Give back each entry unchanged, minus pictures.

********************

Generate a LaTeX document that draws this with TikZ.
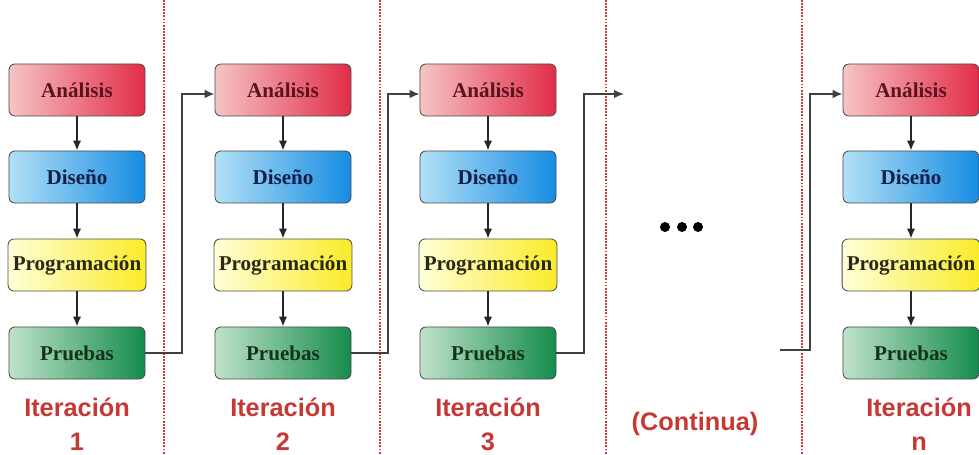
\documentclass[tikz,border=0pt]{standalone}
\usepackage{fontspec}
\usetikzlibrary{arrows.meta}
\setmainfont{Liberation Serif}
\newfontfamily\lblfont{Liberation Sans}

\definecolor{lblred}{RGB}{198,56,52}
\definecolor{sepred}{RGB}{205,60,60}

\tikzset{
  box/.style={draw=black!70,line width=0.6pt,rounded corners=0.15cm,
    minimum width=3.4cm,minimum height=1.3cm,
    font=\fontsize{15}{16}\selectfont\bfseries},
  anal/.style={box,left color={rgb,255:red,246;green,196;blue,196},
    right color={rgb,255:red,226;green,45;blue,72},text={rgb,255:red,90;green,20;blue,30}},
  dis/.style={box,left color={rgb,255:red,178;green,224;blue,246},
    right color={rgb,255:red,22;green,140;blue,226},text={rgb,255:red,20;green,30;blue,75}},
  prog/.style={box,left color={rgb,255:red,255;green,255;blue,216},
    right color={rgb,255:red,250;green,235;blue,40},text={rgb,255:red,40;green,40;blue,20}},
  prueb/.style={box,left color={rgb,255:red,192;green,226;blue,202},
    right color={rgb,255:red,20;green,140;blue,75},text={rgb,255:red,20;green,50;blue,30}},
  itlabel/.style={text=lblred,align=center,font=\lblfont\fontsize{18}{24}\selectfont\bfseries},
  sep/.style={sepred,line width=1pt,dash pattern=on 1.3pt off 0.9pt},
  flow/.style={->,black!85,line width=1.3pt},
  link/.style={black!75,line width=1.1pt}
}

\begin{document}
\begin{tikzpicture}[x=0.025cm,y=-0.025cm,>={Latex[length=7pt,width=6pt]}]
    \useasboundingbox (0,0) rectangle (979,454);
    % separators
    \draw[sep] (164,0) -- (164,454);
    \draw[sep] (380,0) -- (380,454);
    \draw[sep] (606,0) -- (606,454);
    \draw[sep] (802,0) -- (802,454);
    % iteration 1
    \node[anal] (a1) at (77,90) {Análisis};
    \node[dis] (d1) at (77,177) {Diseño};
    \node[prog] (g1) at (77,265) {Programación};
    \node[prueb] (p1) at (77,353) {Pruebas};
    % iteration 2
    \node[anal] (a2) at (283,90) {Análisis};
    \node[dis] (d2) at (283,177) {Diseño};
    \node[prog] (g2) at (283,265) {Programación};
    \node[prueb] (p2) at (283,353) {Pruebas};
    % iteration 3
    \node[anal] (a3) at (488,90) {Análisis};
    \node[dis] (d3) at (488,177) {Diseño};
    \node[prog] (g3) at (488,265) {Programación};
    \node[prueb] (p3) at (488,353) {Pruebas};
    % iteration n
    \node[anal] (an) at (911,90) {Análisis};
    \node[dis] (dn) at (911,177) {Diseño};
    \node[prog] (gn) at (911,265) {Programación};
    \node[prueb] (pn) at (911,353) {Pruebas};
    % inside each iteration
    \draw[flow] (a1) -- (d1);
    \draw[flow] (d1) -- (g1);
    \draw[flow] (g1) -- (p1);
    \draw[flow] (a2) -- (d2);
    \draw[flow] (d2) -- (g2);
    \draw[flow] (g2) -- (p2);
    \draw[flow] (a3) -- (d3);
    \draw[flow] (d3) -- (g3);
    \draw[flow] (g3) -- (p3);
    \draw[flow] (an) -- (dn);
    \draw[flow] (dn) -- (gn);
    \draw[flow] (gn) -- (pn);
    % from one iteration to the next
    \coordinate (c3) at (624,94);
    \coordinate (cn) at (780,350);
    \draw[link,->] (p1.east) -- (182,353) |- ([yshift=-0.1cm]a2.west);
    \draw[link,->] (p2.east) -- (388,353) |- ([yshift=-0.1cm]a3.west);
    \draw[link,->] (p3.east) -- (584,353) |- (c3);
    \draw[link,->] (cn) -- (810,350) |- ([yshift=-0.1cm]an.west);
    % dots
    \fill (665,227) circle (5);
    \fill (682,227) circle (5);
    \fill (698,227) circle (5);
    % labels
    \node[itlabel] (l1) at (77,424) {Iteración\\1};
    \node[itlabel] (l2) at (283,424) {Iteración\\2};
    \node[itlabel] (l3) at (488,424) {Iteración\\3};
    \node[itlabel] (lc) at (695,424) {(Continua)};
    \node[itlabel] (ln) at (919,424) {Iteración\\n};
\end{tikzpicture}
\end{document}
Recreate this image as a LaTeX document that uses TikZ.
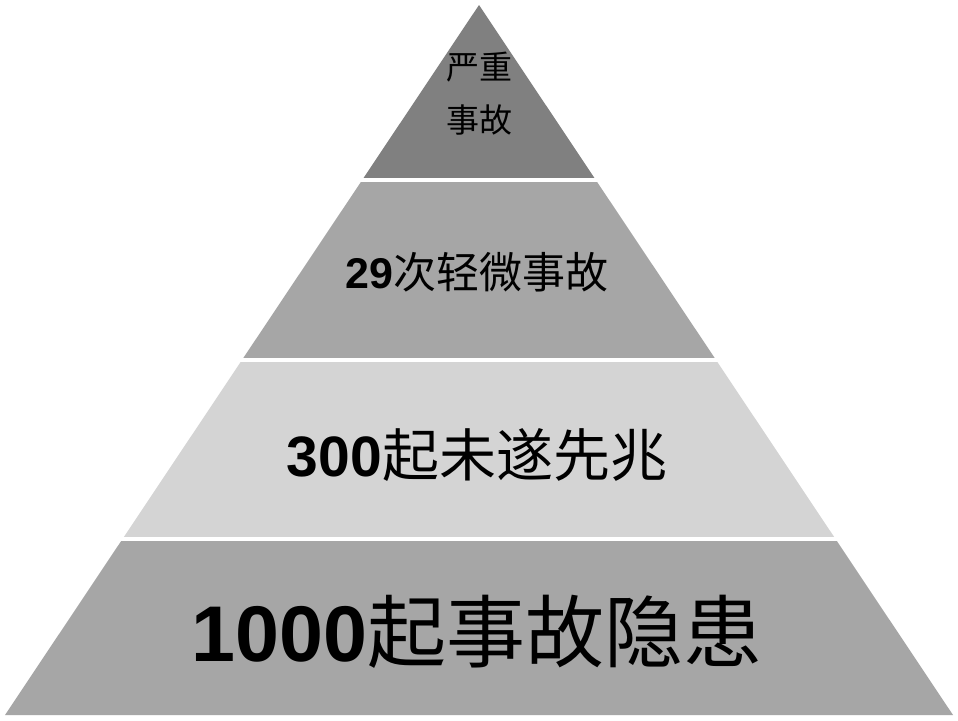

********************

**Solution to the exercise:**
Generate a LaTeX document that draws this with TikZ.
\documentclass[tikz,border=0pt]{standalone}
\usepackage{fontspec}
\usetikzlibrary{arrows.meta}
\setmainfont{Liberation Serif}
\newfontfamily\lblfont{Liberation Sans}

\definecolor{lblred}{RGB}{198,56,52}
\definecolor{sepred}{RGB}{205,60,60}

\tikzset{
  box/.style={draw=black!70,line width=0.6pt,rounded corners=0.15cm,
    minimum width=3.4cm,minimum height=1.3cm,
    font=\fontsize{15}{16}\selectfont\bfseries},
  anal/.style={box,left color={rgb,255:red,246;green,196;blue,196},
    right color={rgb,255:red,226;green,45;blue,72},text={rgb,255:red,90;green,20;blue,30}},
  dis/.style={box,left color={rgb,255:red,178;green,224;blue,246},
    right color={rgb,255:red,22;green,140;blue,226},text={rgb,255:red,20;green,30;blue,75}},
  prog/.style={box,left color={rgb,255:red,255;green,255;blue,216},
    right color={rgb,255:red,250;green,235;blue,40},text={rgb,255:red,40;green,40;blue,20}},
  prueb/.style={box,left color={rgb,255:red,192;green,226;blue,202},
    right color={rgb,255:red,20;green,140;blue,75},text={rgb,255:red,20;green,50;blue,30}},
  itlabel/.style={text=lblred,align=center,font=\lblfont\fontsize{18}{24}\selectfont\bfseries},
  sep/.style={sepred,line width=1pt,dash pattern=on 1.3pt off 0.9pt},
  flow/.style={->,black!85,line width=1.3pt},
  link/.style={black!75,line width=1.1pt}
}

\begin{document}
\begin{tikzpicture}[x=0.025cm,y=-0.025cm,>={Latex[length=7pt,width=6pt]}]
    \useasboundingbox (0,0) rectangle (979,454);
    % separators
    \draw[sep] (164,0) -- (164,454);
    \draw[sep] (380,0) -- (380,454);
    \draw[sep] (606,0) -- (606,454);
    \draw[sep] (802,0) -- (802,454);
    % iteration 1
    \node[anal] (a1) at (77,90) {Análisis};
    \node[dis] (d1) at (77,177) {Diseño};
    \node[prog] (g1) at (77,265) {Programación};
    \node[prueb] (p1) at (77,353) {Pruebas};
    % iteration 2
    \node[anal] (a2) at (283,90) {Análisis};
    \node[dis] (d2) at (283,177) {Diseño};
    \node[prog] (g2) at (283,265) {Programación};
    \node[prueb] (p2) at (283,353) {Pruebas};
    % iteration 3
    \node[anal] (a3) at (488,90) {Análisis};
    \node[dis] (d3) at (488,177) {Diseño};
    \node[prog] (g3) at (488,265) {Programación};
    \node[prueb] (p3) at (488,353) {Pruebas};
    % iteration n
    \node[anal] (an) at (911,90) {Análisis};
    \node[dis] (dn) at (911,177) {Diseño};
    \node[prog] (gn) at (911,265) {Programación};
    \node[prueb] (pn) at (911,353) {Pruebas};
    % inside each iteration
    \draw[flow] (a1) -- (d1);
    \draw[flow] (d1) -- (g1);
    \draw[flow] (g1) -- (p1);
    \draw[flow] (a2) -- (d2);
    \draw[flow] (d2) -- (g2);
    \draw[flow] (g2) -- (p2);
    \draw[flow] (a3) -- (d3);
    \draw[flow] (d3) -- (g3);
    \draw[flow] (g3) -- (p3);
    \draw[flow] (an) -- (dn);
    \draw[flow] (dn) -- (gn);
    \draw[flow] (gn) -- (pn);
    % from one iteration to the next
    \coordinate (c3) at (624,94);
    \coordinate (cn) at (780,350);
    \draw[link,->] (p1.east) -- (182,353) |- ([yshift=-0.1cm]a2.west);
    \draw[link,->] (p2.east) -- (388,353) |- ([yshift=-0.1cm]a3.west);
    \draw[link,->] (p3.east) -- (584,353) |- (c3);
    \draw[link,->] (cn) -- (810,350) |- ([yshift=-0.1cm]an.west);
    % dots
    \fill (665,227) circle (5);
    \fill (682,227) circle (5);
    \fill (698,227) circle (5);
    % labels
    \node[itlabel] (l1) at (77,424) {Iteración\\1};
    \node[itlabel] (l2) at (283,424) {Iteración\\2};
    \node[itlabel] (l3) at (488,424) {Iteración\\3};
    \node[itlabel] (lc) at (695,424) {(Continua)};
    \node[itlabel] (ln) at (919,424) {Iteración\\n};
\end{tikzpicture}
\end{document}
Recreate this image as a LaTeX document that uses TikZ.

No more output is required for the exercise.